When she took over two years ago, even Ms Dugdale would have admitted that she lacked the experience required to help negotiate her way through the debris that remained of Scottish Labour after internal power struggles and public obliteration at the polls. The only question being asked back then was how long she would last before meltdown.
There have been mistakes along the way, but the bottom line is that, at the last election, Scottish Labour bounced back from the humiliating tally of just a single MP at Westminster, to seven. Whether this was all down to Ms Dugdale’s leadership is debatable, given the upsurge in Labour support across the UK as Theresa May stumbled and Jeremy Corbyn provided a coherent alternative to the Prime Minister’s confused message.
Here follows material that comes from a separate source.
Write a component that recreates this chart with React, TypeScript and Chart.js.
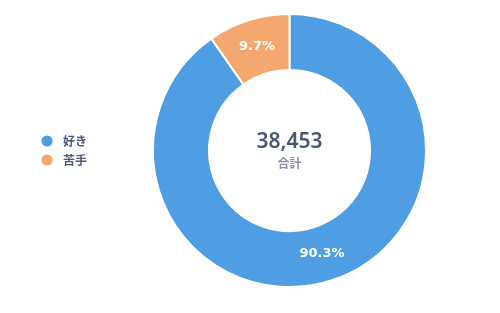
import React, { useEffect, useRef } from "react";
import { Chart, registerables } from "chart.js";

Chart.register(...registerables);

const categories = ["好き", "苦手"];
const values = [34723, 3730];
const colors = ["#4f9ee3", "#f4a86f"];
const totalLabel = "合計";

const FONT = "'Noto Sans', 'Noto Sans CJK JP', sans-serif";
const JP = "'Noto Sans CJK JP', sans-serif";
const LBL = "'DejaVu Sans', sans-serif";

function dotImage(color: string) {
  const c = document.createElement("canvas");
  c.width = 20;
  c.height = 12;
  const g = c.getContext("2d")!;
  g.fillStyle = color;
  g.beginPath();
  g.arc(6, 6, 5.6, 0, Math.PI * 2);
  g.fill();
  return c;
}

const labelPlugin = {
  id: "sliceLabels",
  afterDatasetsDraw(chart: any) {
    const { ctx } = chart;
    const meta = chart.getDatasetMeta(0);
    const data = chart.data.datasets[0].data as number[];
    const total = data.reduce((a, b) => a + b, 0);
    ctx.save();
    ctx.fillStyle = "#ffffff";
    ctx.font = `bold 13px ${LBL}`;
    ctx.textAlign = "center";
    ctx.textBaseline = "middle";
    meta.data.forEach((arc: any, i: number) => {
      const p = arc.tooltipPosition();
      const pct = ((data[i] / total) * 100).toFixed(1) + "%";
      ctx.fillText(pct, p.x, p.y);
    });
    const first = meta.data[0];
    const cx = first.x;
    const cy = first.y;
    ctx.fillStyle = "#4b5672";
    ctx.font = `600 21px ${FONT}`;
    ctx.fillText(total.toLocaleString("en-US"), cx, cy - 8);
    ctx.fillStyle = "#8a90a2";
    ctx.font = `bold 12px ${JP}`;
    ctx.fillText(totalLabel, cx, cy + 13);
    ctx.restore();
  },
};

export default function App() {
  const ref = useRef<HTMLCanvasElement>(null);
  useEffect(() => {
    document.body.style.margin = "0";
    const dots = colors.map(dotImage);
    const baseGen = (Chart as any).overrides.doughnut.plugins.legend.labels.generateLabels;
    const chart = new Chart(ref.current!, {
      type: "doughnut",
      data: {
        labels: categories,
        datasets: [
          {
            data: values,
            backgroundColor: colors,
            borderColor: "#ffffff",
            borderWidth: 2,
            hoverOffset: 0,
          },
        ],
      },
      options: {
        animation: false,
        responsive: false,
        cutout: "59%",
        layout: { padding: { top: 13, bottom: 25, left: 38, right: 18 } },
        plugins: {
          tooltip: { enabled: false },
          legend: {
            position: "left",
            labels: {
              usePointStyle: true,
              boxWidth: 12,
              boxHeight: 9,
              padding: 7,
              color: "#4b5672",
              font: { family: JP, size: 12, weight: "bold" },
              generateLabels: (c: any) =>
                baseGen(c).map((item: any, i: number) => ({ ...item, pointStyle: dots[i] })),
            },
          },
        },
      },
      plugins: [labelPlugin],
    });
    return () => chart.destroy();
  }, []);
  return (
    <div style={{ width: 500, height: 313 }}>
      <canvas ref={ref} width={500} height={313} />
    </div>
  );
}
But it quickly became clear that she would not be the kind of divisive figure that made her predecessor Jim Murphy unsuitable for the job, and as well as attracting support across the Labour movement in Scotland, she had the potential to offer broader appeal. In short, she could have been electable, had it not been for the fact that her party’s traditional support had deserted before she arrived.
She was also determined to ensure that Labour in Scotland was no longer seen as a branch office of the UK party, and this required courage and conviction to fight for autonomy. It is rough justice that this may well have been her undoing, after the better-than-expected general election result emboldened her party leader.
The irony is that while Mr Corbyn has been strengthened, and Ms Dugdale has departed, he lacks that electability required to make his support in any way meaningful. The danger for Scottish Labour is that Mr Corbyn and his supporters will ensure Ms Dugdale’s replacement matches the required ideology – but is equally unelectable.
Ms Dugdale could only start the resurgence in Scotland, which was always a long-term project. The party remains fragile, despite its general election success, and the danger for Scottish Labour now is that Mr Corbyn’s strengthened position in the UK could leave the party weaker in Scotland – and back to square one.